** Instructions for the task **
Give back every line exactly as it appears, pictures excluded.

** Provided material **
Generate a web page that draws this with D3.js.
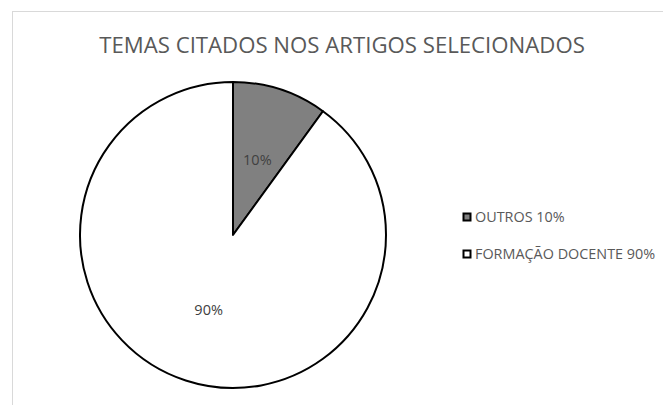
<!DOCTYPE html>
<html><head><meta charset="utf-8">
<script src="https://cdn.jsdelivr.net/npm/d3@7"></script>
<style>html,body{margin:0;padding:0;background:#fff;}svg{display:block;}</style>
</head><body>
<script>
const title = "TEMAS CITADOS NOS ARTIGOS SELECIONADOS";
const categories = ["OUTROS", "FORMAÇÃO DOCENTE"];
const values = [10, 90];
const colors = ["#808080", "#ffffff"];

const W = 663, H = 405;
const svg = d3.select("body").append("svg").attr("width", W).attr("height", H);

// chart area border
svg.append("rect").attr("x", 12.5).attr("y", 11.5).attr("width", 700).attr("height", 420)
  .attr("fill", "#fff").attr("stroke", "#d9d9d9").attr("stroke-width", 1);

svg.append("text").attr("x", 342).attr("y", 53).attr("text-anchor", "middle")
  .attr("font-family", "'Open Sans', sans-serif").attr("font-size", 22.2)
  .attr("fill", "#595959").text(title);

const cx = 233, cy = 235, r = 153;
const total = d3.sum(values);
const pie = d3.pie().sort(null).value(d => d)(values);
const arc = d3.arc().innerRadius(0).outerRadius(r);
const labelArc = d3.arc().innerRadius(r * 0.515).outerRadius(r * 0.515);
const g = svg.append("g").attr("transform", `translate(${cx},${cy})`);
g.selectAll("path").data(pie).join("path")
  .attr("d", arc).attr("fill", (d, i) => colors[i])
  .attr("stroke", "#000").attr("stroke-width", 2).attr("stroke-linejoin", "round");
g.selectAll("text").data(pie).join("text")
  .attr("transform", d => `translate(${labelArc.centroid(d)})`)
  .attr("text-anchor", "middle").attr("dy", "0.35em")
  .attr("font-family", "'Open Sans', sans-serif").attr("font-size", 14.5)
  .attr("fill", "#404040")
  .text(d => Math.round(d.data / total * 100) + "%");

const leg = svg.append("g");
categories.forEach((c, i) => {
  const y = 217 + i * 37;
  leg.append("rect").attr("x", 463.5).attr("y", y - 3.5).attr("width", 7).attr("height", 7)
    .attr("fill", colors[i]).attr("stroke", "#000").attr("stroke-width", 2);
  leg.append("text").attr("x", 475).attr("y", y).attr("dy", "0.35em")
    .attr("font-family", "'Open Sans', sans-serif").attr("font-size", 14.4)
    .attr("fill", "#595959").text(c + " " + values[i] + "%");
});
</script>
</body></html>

** Finished answer **
Generate a web page that draws this with D3.js.
<!DOCTYPE html>
<html><head><meta charset="utf-8">
<script src="https://cdn.jsdelivr.net/npm/d3@7"></script>
<style>html,body{margin:0;padding:0;background:#fff;}svg{display:block;}</style>
</head><body>
<script>
const title = "TEMAS CITADOS NOS ARTIGOS SELECIONADOS";
const categories = ["OUTROS", "FORMAÇÃO DOCENTE"];
const values = [10, 90];
const colors = ["#808080", "#ffffff"];

const W = 663, H = 405;
const svg = d3.select("body").append("svg").attr("width", W).attr("height", H);

// chart area border
svg.append("rect").attr("x", 12.5).attr("y", 11.5).attr("width", 700).attr("height", 420)
  .attr("fill", "#fff").attr("stroke", "#d9d9d9").attr("stroke-width", 1);

svg.append("text").attr("x", 342).attr("y", 53).attr("text-anchor", "middle")
  .attr("font-family", "'Open Sans', sans-serif").attr("font-size", 22.2)
  .attr("fill", "#595959").text(title);

const cx = 233, cy = 235, r = 153;
const total = d3.sum(values);
const pie = d3.pie().sort(null).value(d => d)(values);
const arc = d3.arc().innerRadius(0).outerRadius(r);
const labelArc = d3.arc().innerRadius(r * 0.515).outerRadius(r * 0.515);
const g = svg.append("g").attr("transform", `translate(${cx},${cy})`);
g.selectAll("path").data(pie).join("path")
  .attr("d", arc).attr("fill", (d, i) => colors[i])
  .attr("stroke", "#000").attr("stroke-width", 2).attr("stroke-linejoin", "round");
g.selectAll("text").data(pie).join("text")
  .attr("transform", d => `translate(${labelArc.centroid(d)})`)
  .attr("text-anchor", "middle").attr("dy", "0.35em")
  .attr("font-family", "'Open Sans', sans-serif").attr("font-size", 14.5)
  .attr("fill", "#404040")
  .text(d => Math.round(d.data / total * 100) + "%");

const leg = svg.append("g");
categories.forEach((c, i) => {
  const y = 217 + i * 37;
  leg.append("rect").attr("x", 463.5).attr("y", y - 3.5).attr("width", 7).attr("height", 7)
    .attr("fill", colors[i]).attr("stroke", "#000").attr("stroke-width", 2);
  leg.append("text").attr("x", 475).attr("y", y).attr("dy", "0.35em")
    .attr("font-family", "'Open Sans', sans-serif").attr("font-size", 14.4)
    .attr("fill", "#595959").text(c + " " + values[i] + "%");
});
</script>
</body></html>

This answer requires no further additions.